Tenemos la capacidad de reconocernos en el dolor de las demás. En las vidas adormecidas que vivimos, replegadas en nuestro círculo más cercano de afectos, muchas veces olvidamos esa capacidad que permanece entumecida. Pero existe y es, entre otras, una de las potencias que nos hace humanas. Desconocemos, quizás, la magnitud del dolor que golpea a otra persona, la duración que tiene, la forma en que penetra en lo más íntimo, las secuelas y aprendizajes que deja, el ritmo con el que la cotidianidad incorpora el dolor en cada vida. Pero porque sabemos qué es, porque lo hemos atravesado y hemos sido moldeadas por él, podemos imaginar el dolor de las demás ante la muerte de un ser querido y reconocernos en él.

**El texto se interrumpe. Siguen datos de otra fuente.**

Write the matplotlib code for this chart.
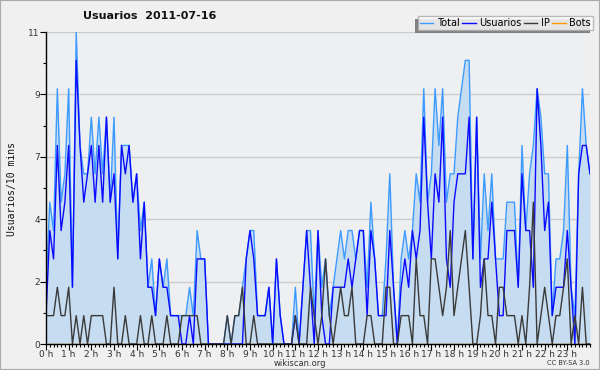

En esta época de incertidumbres y de máscaras digitales, ese reconocimiento en el dolor ajeno puede ser un antídoto contra el cinismo. Sin embargo, no siempre es sencillo despojarse del adormecimiento cotidiano, que tanto se parece a la indiferencia, porque implica ahondar en nuestras propias heridas, despertar de esa vida fijada en lo inmediato y preguntarnos qué zonas de nosotras mismas se activan cuando nos reconocemos en los duelos ajenos. Somos en común, y así como nuestro lenguaje está atravesado por las palabras de otras, nuestra forma de experimentar el sufrimiento y expresarlo está moldeada por un aprendizaje del dolor que, a pesar de ser individual, es siempre en común. Es por esto que ese reconocimiento es también una potencia política. Porque a pesar de que, en esta nueva temporalidad marcada por la pandemia, nuestras existencias parecen fragmentadas, arrancadas del espacio público, arrojadas a la supervivencia y encerradas en frenéticas «experiencias» digitales, todavía seguimos hablando y escribiendo con palabras en las que resuenan múltiples vidas.
Todavía cuando leemos que alguien escribe la palabra muerte dentro de un texto que, a pesar de la conmoción, celebra una vida que ya no es, sabemos que la persona que, en un impulso hacia la construcción de memoria, se ha volcado en el lenguaje para dejar el testimonio de la pérdida, está sintiendo un dolor que lo detiene todo. Todavía cuando leemos esos textos, conmovidas por unas palabras que en realidad surgen de lo impensable, les hacemos espacio a esas conmociones que detienen el tiempo, a esas formas de expresar el duelo que, en ocasiones, logran asomarse a nuestro propio dolor innombrable. Es entonces cuando, inevitablemente, eso que no podemos decir –y que incluso formando parte de nosotras nos es desconocido– encuentra su cauce en palabras ajenas que se entretejen con nuestros duelos y escriben, también ellas, nuestra memoria.
Desde que murió mi padre, hace 5 meses, son las palabras de otras, escritas en los emocionantes testimonios y homenajes que leo, las que me permiten escudriñar en mi sentimentalidad adormecida. Cuando muere un familiar con quien no se tiene mucha relación, que vive a miles de kilómetros de distancia y que no forma parte de la rutina, es a veces complicado determinar cuál es el lugar del duelo, porque no hay espacios que hayan quedado vacíos ni objetos que hayan perdido, de un momento a otro, su significado. Como lo impensable que es la muerte no puede incorporarse a lo cotidiano de ninguna forma explícita, hay una parte importante del inconsciente que opera como si esa muerte simplemente no hubiera ocurrido.
A veces tengo que arañar la superficie, quitar capas y capas de cotidiana indiferencia, hasta llegar a ese sentimiento indeterminado, donde reposa intranquilo, esperándome, mi difuso duelo a distancia. Y esa especie de yacimiento de la pérdida permanece expuesto mientras escucho cierta música o leo algunos textos, que con palabras de otras me dicen algo de mí misma, me dan el indicio de ese duelo subterráneo que imagino debo estar sintiendo en algún lugar. A veces, cuando hago yoga, insisto en localizar mediante la respiración, el órgano, el músculo, el hueso, donde aún hace presión la muerte de mi padre. Y aunque generalmente fallo en la tarea, como si mis propios movimientos se volvieran súbitamente árboles secos, vuelvo una y otra vez a las palabras que, atravesadas por múltiples muertes, me señalan el lugar en el que brotan nuevas raíces que insisten en multiplicar la vida, que se bifurcan recorriendo profundidades desconocidas, reconfigurando para siempre el territorio de mis afectos: así surge, imprevisible, mi propia escritura del duelo.
A la memoria de Víctor Hugo Canelas Zannier (9/4/1954 – 6/11/2020), que cumpliría años este viernes.